[START OF RECORDS SUPPLIED]
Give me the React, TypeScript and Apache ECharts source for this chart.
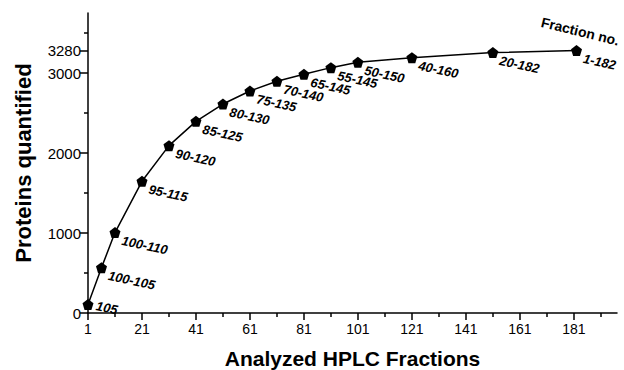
import React, { useEffect, useRef } from "react";
import * as echarts from "echarts";

const fractionsAnalyzed = [1, 6, 11, 21, 31, 41, 51, 61, 71, 81, 91, 101, 121, 151, 182];
const proteinsQuantified = [105, 567, 1005, 1646, 2092, 2396, 2612, 2775, 2896, 2984, 3067, 3134, 3192, 3255, 3280];
const fractionRanges = ["105", "100-105", "100-110", "95-115", "90-120", "85-125", "80-130", "75-135", "70-140", "65-145", "55-145", "50-150", "40-160", "20-182", "1-182"];
const xMajorTicks = [1, 21, 41, 61, 81, 101, 121, 141, 161, 181];
const xMinorTicks = [11, 31, 51, 71, 91, 111, 131, 151, 171, 191];
const yMajorTicks = [0, 1000, 2000, 3000, 3280];
const yMinorTicks = [500, 1500, 2500, 3500];

const FONT = "'Liberation Sans', Arial, Helvetica, sans-serif";
const PENTAGON = "path://M5,0 L10,3.8 L8.1,10 L1.9,10 L0,3.8 Z";

export default function App() {
  const ref = useRef<HTMLDivElement>(null);
  useEffect(() => {
    if (!ref.current) return;
    const chart = echarts.init(ref.current, null, { renderer: "svg" });
    const axisLine = { show: true, lineStyle: { color: "#000", width: 1.5 } };
    const seriesData = fractionsAnalyzed.map((x, i) =>
      i === 0
        ? { value: [x, proteinsQuantified[i]], label: { offset: [0, 1] } }
        : { value: [x, proteinsQuantified[i]] }
    );
    chart.setOption({
      animation: false,
      backgroundColor: "#fff",
      grid: { left: 88, right: 7, top: 13, bottom: 57, outerBoundsMode: "none", containLabel: false },
      xAxis: [
        {
          type: "value",
          min: 1,
          max: 197,
          axisLine,
          splitLine: { show: false },
          axisTick: { show: true, customValues: xMajorTicks, length: 7, lineStyle: { color: "#000", width: 1.5 } },
          axisLabel: { customValues: xMajorTicks, color: "#000", fontSize: 14, fontFamily: FONT, margin: 9, formatter: (v: number) => String(v) },
          name: "Analyzed HPLC Fractions",
          nameLocation: "middle",
          nameGap: 35,
          nameTextStyle: { color: "#000", fontSize: 21, fontWeight: "bold", fontFamily: FONT },
        },
        {
          type: "value",
          min: 1,
          max: 197,
          position: "bottom",
          axisLine: { show: false },
          splitLine: { show: false },
          axisTick: { show: true, customValues: xMinorTicks, length: 4, lineStyle: { color: "#000", width: 1.5 } },
          axisLabel: { show: false },
        },
      ],
      yAxis: [
        {
          type: "value",
          min: 0,
          max: 3750,
          axisLine,
          splitLine: { show: false },
          axisTick: { show: true, customValues: yMajorTicks, length: 8, lineStyle: { color: "#000", width: 1.5 } },
          axisLabel: { customValues: yMajorTicks, color: "#000", fontSize: 15, fontFamily: FONT, margin: 7, formatter: (v: number) => String(v) },
          name: "Proteins quantified",
          nameLocation: "middle",
          nameGap: 54,
          nameTextStyle: { color: "#000", fontSize: 22, fontWeight: "bold", fontFamily: FONT },
        },
        {
          type: "value",
          min: 0,
          max: 3750,
          position: "left",
          axisLine: { show: false },
          splitLine: { show: false },
          axisTick: { show: true, customValues: yMinorTicks, length: 4, lineStyle: { color: "#000", width: 1.5 } },
          axisLabel: { show: false },
        },
      ],
      graphic: [
        {
          type: "text",
          x: 543,
          y: 15,
          rotation: -0.24,
          style: { text: "Fraction no.", fill: "#000", font: `bold 14px ${FONT}` },
        },
      ],
      series: [
        {
          type: "line",
          data: seriesData,
          symbol: PENTAGON,
          symbolSize: 11,
          lineStyle: { color: "#000", width: 1.5 },
          itemStyle: { color: "#000" },
          label: {
            show: true,
            position: "right",
            distance: 3,
            rotate: -12,
            offset: [0, 8],
            align: "left",
            verticalAlign: "middle",
            color: "#000",
            fontSize: 13,
            fontWeight: "bold",
            fontStyle: "italic",
            fontFamily: FONT,
            formatter: (p: any) => fractionRanges[p.dataIndex],
          },
        },
      ],
    });
    return () => chart.dispose();
  }, []);
  return <div ref={ref} style={{ width: 624, height: 370, position: "absolute", left: 0, top: 0 }} />;
}
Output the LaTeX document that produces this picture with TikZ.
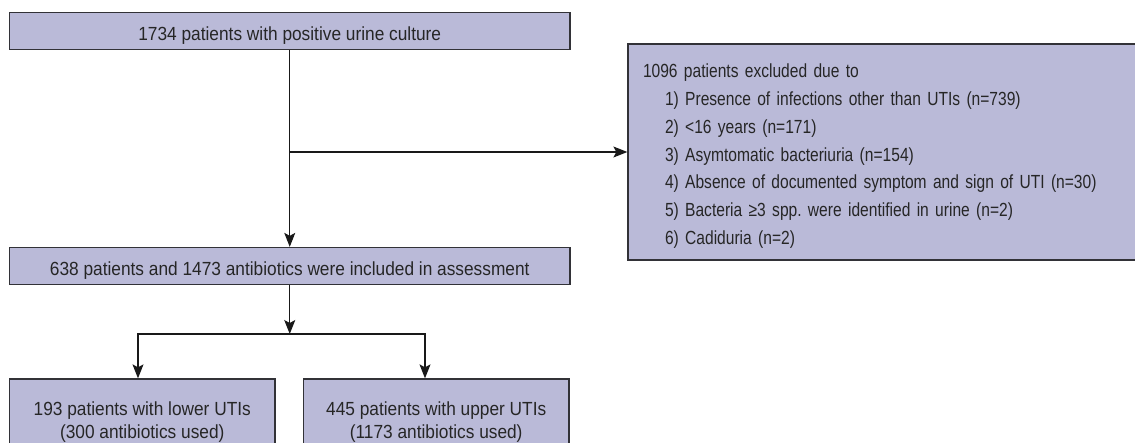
[END OF RECORDS SUPPLIED]
→ WRITTEN PROBLEM
Gather all lines where the word "this" appears.

→ TASK RESULT
Give me the React, TypeScript and Apache ECharts source for this chart.
Output the LaTeX document that produces this picture with TikZ.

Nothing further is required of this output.